Lorri Cramer be bringing her turtles to Open House on July 26.
Lorri Cramer has about 20 tanks in her living room for rehabilitating turtles. She also has a very understanding husband.
“I’m lucky in that he loves me enough to let me have my turtles,” she said.
Turtles have always been a part of the Cramer family. She said that when her kids were young they were proud of mom’s passion, when they were teens not so much, and now, as adults, they’ve come back around. Her daughter is now a field biologist.
“People don’t expect that turtles have a personality, but every turtle is different,” she said. “Some are outgoing and gregarious and some are shy, just like people or dogs.”
Cramer said that wood turtles and box turtles tend to be some of the smartest. She attributes their smarts to being semiaquatic, constantly making decisions as to whether to stay on land or go into the water. She says that box turtles are not great swimmers but wade along the banks.
There used to be box turtles throughout Manhattan, and wood turtles in Riverdale. Now, both are listed by New York State as “species of special concern.” The combination of habitat destruction, pollution and illegal collection has taken a toll. Box turtles are easy to pick up, and people did, taking them home as pets and stripping the island of its signature turtle.
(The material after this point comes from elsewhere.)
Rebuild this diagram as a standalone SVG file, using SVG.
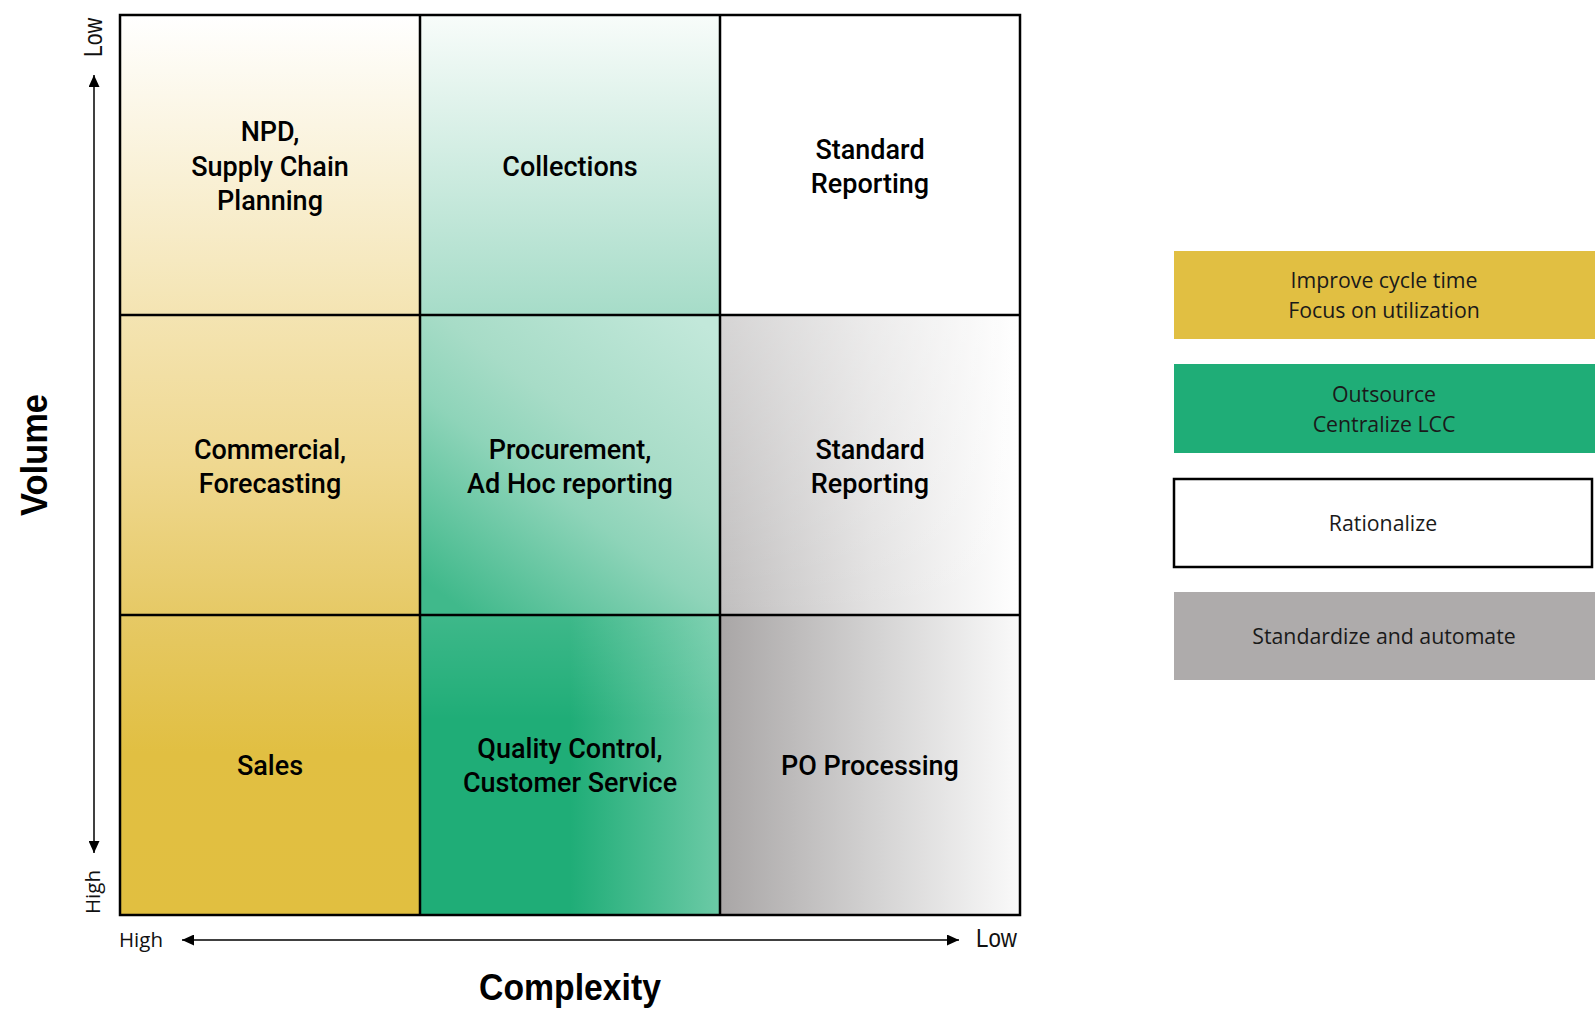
<svg xmlns="http://www.w3.org/2000/svg" width="1595" height="1032" viewBox="0 0 1595 1032">
  <style>
    .cell-label { font-family: Roboto, "Liberation Sans", sans-serif; font-weight: 500; font-size: 27px; fill: #000; text-anchor: middle; }
    .legend-label { font-family: "Open Sans", "Liberation Sans", sans-serif; font-size: 21.3px; fill: #1a1a1a; text-anchor: middle; }
    .axis-title { font-family: "Liberation Sans", Arial, sans-serif; font-weight: bold; font-size: 37px; fill: #000; text-anchor: middle; }
    .tick { font-family: "Open Sans", "Liberation Sans", sans-serif; font-size: 20.5px; fill: #111; }
    .tick-narrow { font-family: "Liberation Sans", Arial, sans-serif; font-size: 25px; fill: #111; }
    .axis { stroke: #000; stroke-width: 1.5; fill: none; }
    .grid { stroke: #000; stroke-width: 2.5; fill: none; }
  </style>
  <defs>
    <marker id="arrow" viewBox="0 0 10 10" refX="10" refY="5" markerWidth="12" markerHeight="11" markerUnits="userSpaceOnUse" orient="auto-start-reverse" preserveAspectRatio="none">
      <path d="M0,0 L10,5 L0,10 Z" fill="#000"/>
    </marker>
    <!-- column 1: white to gold, top to bottom -->
    <linearGradient id="gGold" gradientUnits="userSpaceOnUse" x1="0" y1="15" x2="0" y2="915">
      <stop offset="0" stop-color="#FFFFFF"/>
      <stop offset="0.333" stop-color="#F4E4B2"/>
      <stop offset="0.5" stop-color="#EFD890"/>
      <stop offset="0.667" stop-color="#E6C965"/>
      <stop offset="0.82" stop-color="#E1BF42"/>
      <stop offset="1" stop-color="#E1BF40"/>
    </linearGradient>
    <!-- column 2 -->
    <linearGradient id="gGreenTop" x1="0" y1="0" x2="0" y2="1">
      <stop offset="0" stop-color="#F8FCFA"/>
      <stop offset="1" stop-color="#A6DCC8"/>
    </linearGradient>
    <linearGradient id="gGreenMid" gradientUnits="userSpaceOnUse" x1="470" y1="615" x2="690" y2="315">
      <stop offset="0" stop-color="#40B98B"/>
      <stop offset="0.4" stop-color="#8ED4B9"/>
      <stop offset="0.6" stop-color="#A7DCC7"/>
      <stop offset="1" stop-color="#C2E8DA"/>
    </linearGradient>
    <linearGradient id="gGreenLow" x1="0" y1="0" x2="1" y2="0">
      <stop offset="0" stop-color="#1FAD77"/>
      <stop offset="0.5" stop-color="#1FAD77"/>
      <stop offset="1" stop-color="#6CCAA6"/>
    </linearGradient>
    <linearGradient id="gGreenLowHaze" x1="0" y1="0" x2="0" y2="1">
      <stop offset="0" stop-color="#FFFFFF" stop-opacity="0.14"/>
      <stop offset="0.35" stop-color="#FFFFFF" stop-opacity="0"/>
    </linearGradient>
    <!-- column 3 -->
    <linearGradient id="gGreyMid" x1="0" y1="0" x2="1" y2="0">
      <stop offset="0" stop-color="#C0BEBE"/>
      <stop offset="0.5" stop-color="#E2E1E1"/>
      <stop offset="1" stop-color="#FFFFFF"/>
    </linearGradient>
    <linearGradient id="gGreyMidHaze" x1="0" y1="0" x2="0" y2="1">
      <stop offset="0" stop-color="#FFFFFF" stop-opacity="0.35"/>
      <stop offset="1" stop-color="#FFFFFF" stop-opacity="0"/>
    </linearGradient>
    <linearGradient id="gGreyLow" x1="0" y1="0" x2="1" y2="0">
      <stop offset="0" stop-color="#A9A6A6"/>
      <stop offset="0.5" stop-color="#D2D1D1"/>
      <stop offset="1" stop-color="#FAFAFA"/>
    </linearGradient>
  </defs>

  <rect width="1595" height="1032" fill="#FFFFFF"/>

  <!-- matrix cells -->
  <g id="cell-npd">
    <rect x="120" y="15" width="300" height="300" fill="url(#gGold)"/>
    <text class="cell-label" x="270" y="141">NPD,</text>
    <text class="cell-label" x="270" y="176">Supply Chain</text>
    <text class="cell-label" x="270" y="210">Planning</text>
  </g>
  <g id="cell-commercial">
    <rect x="120" y="315" width="300" height="300" fill="url(#gGold)"/>
    <text class="cell-label" x="270" y="459">Commercial,</text>
    <text class="cell-label" x="270" y="493">Forecasting</text>
  </g>
  <g id="cell-sales">
    <rect x="120" y="615" width="300" height="300" fill="url(#gGold)"/>
    <text class="cell-label" x="270" y="775">Sales</text>
  </g>
  <g id="cell-collections">
    <rect x="420" y="15" width="300" height="300" fill="url(#gGreenTop)"/>
    <text class="cell-label" x="570" y="176">Collections</text>
  </g>
  <g id="cell-procurement">
    <rect x="420" y="315" width="300" height="300" fill="url(#gGreenMid)"/>
    <text class="cell-label" x="570" y="459">Procurement,</text>
    <text class="cell-label" x="570" y="493">Ad Hoc reporting</text>
  </g>
  <g id="cell-quality">
    <rect x="420" y="615" width="300" height="300" fill="url(#gGreenLow)"/>
    <rect x="420" y="615" width="300" height="300" fill="url(#gGreenLowHaze)"/>
    <text class="cell-label" x="570" y="758">Quality Control,</text>
    <text class="cell-label" x="570" y="792">Customer Service</text>
  </g>
  <g id="cell-reporting-top">
    <rect x="720" y="15" width="300" height="300" fill="#FFFFFF"/>
    <text class="cell-label" x="870" y="159">Standard</text>
    <text class="cell-label" x="870" y="193">Reporting</text>
  </g>
  <g id="cell-reporting-mid">
    <rect x="720" y="315" width="300" height="300" fill="url(#gGreyMid)"/>
    <rect x="720" y="315" width="300" height="300" fill="url(#gGreyMidHaze)"/>
    <text class="cell-label" x="870" y="459">Standard</text>
    <text class="cell-label" x="870" y="493">Reporting</text>
  </g>
  <g id="cell-po">
    <rect x="720" y="615" width="300" height="300" fill="url(#gGreyLow)"/>
    <text class="cell-label" x="870" y="775">PO Processing</text>
  </g>

  <!-- grid lines -->
  <g id="grid">
    <rect class="grid" x="120" y="15" width="900" height="900"/>
    <line class="grid" x1="420" y1="15" x2="420" y2="915"/>
    <line class="grid" x1="720" y1="15" x2="720" y2="915"/>
    <line class="grid" x1="120" y1="315" x2="1020" y2="315"/>
    <line class="grid" x1="120" y1="615" x2="1020" y2="615"/>
  </g>

  <!-- axes -->
  <g id="connectors">
    <line class="axis" x1="94" y1="853" x2="94" y2="75" marker-start="url(#arrow)" marker-end="url(#arrow)"/>
    <line class="axis" x1="182" y1="940" x2="959" y2="940" marker-start="url(#arrow)" marker-end="url(#arrow)"/>
  </g>

  <g id="axis-labels">
    <text class="tick-narrow" transform="translate(102,57) rotate(-90)" textLength="39" lengthAdjust="spacingAndGlyphs">Low</text>
    <text class="tick" transform="translate(100,914) rotate(-90)">High</text>
    <text class="tick" x="119" y="947">High</text>
    <text class="tick-narrow" x="976" y="947" textLength="41" lengthAdjust="spacingAndGlyphs">Low</text>
    <text class="axis-title" transform="translate(47,455) rotate(-90)" textLength="122" lengthAdjust="spacingAndGlyphs">Volume</text>
    <text class="axis-title" x="570" y="1000" textLength="182" lengthAdjust="spacingAndGlyphs">Complexity</text>
  </g>

  <!-- legend -->
  <g id="legend-cycle">
    <rect x="1174" y="251" width="421" height="88" fill="#E1BF42"/>
    <text class="legend-label" x="1384" y="288">Improve cycle time</text>
    <text class="legend-label" x="1384" y="318">Focus on utilization</text>
  </g>
  <g id="legend-outsource">
    <rect x="1174" y="364" width="421" height="89" fill="#1FAD77"/>
    <text class="legend-label" x="1384" y="402">Outsource</text>
    <text class="legend-label" x="1384" y="432">Centralize LCC</text>
  </g>
  <g id="legend-rationalize">
    <rect x="1174" y="479" width="418" height="88" fill="#FFFFFF" stroke="#000" stroke-width="2.5"/>
    <text class="legend-label" x="1383" y="531">Rationalize</text>
  </g>
  <g id="legend-standardize">
    <rect x="1174" y="592" width="421" height="88" fill="#AEABAB"/>
    <text class="legend-label" x="1384" y="644">Standardize and automate</text>
  </g>
</svg>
She said that the most abundant turtle species in the Hudson is the snapping turtle. The snapper gets a lot of bad press; people are afraid of them, she said. For the most part, snappers are shy when underwater. Their aquatic nature leaves them with little need for a hard bottom shell, known as a plastron. When females come out of the water to lay eggs their underbelly is exposed. Their only means of protection is to hiss and snap, making for a pretty mean mommy.
Cramer is recognized as a go-to person in New York for helping turtles in need. For the past 25 years she’s been the director of rehabilitation for the New York Turtle and Tortoise Society. She’s licensed to help some turtles but not all, like the Kemp’s Ridley sea turtle that was found near the Tappan Zee Bridge after Hurricane Sandy. He was sent to the Riverhead Foundation, the only organization in New York State authorized to help federally and internationally protected turtles.
While the Tappan Zee may not be the natural habitat for the Kemp’s Ridley, it is a perfect location for a colony of Diamondback Terrapins. They once were found throughout both the Hudson and East Rivers as well as New York Harbor. Their ranks were depleted during the Roaring Twenties, when the hoi polloi indulged in a seemingly bottomless bowl of turtle soup. But then came the Depression, and people couldn’t afford the sherry used to cook the delicacy. As a result, the diamondback terrapin was saved from extinction. They are only found along the eastern seaboard, in the marshes and streams. They are only turtles to live full time in brackish water. Besides the Hudson, they can still be found in Jamaica Bay.
Cramer doesn’t think of turtle conservation as her life’s work so much as a way of life. She initially thought she’d be an artist. She puts her background in education to use for the turtles as well, reaching out to young people and teaching them about the beauty of their environment through the remarkable turtles in their metropolis. She hopes they can preserve a future for the creature.
“Many turtles are near extinction. My wish would be for all 300 turtle species worldwide to continue to recover and thrive in the wild,” she said. “The first turtles preceded the dinosaur. They deserve to continue.”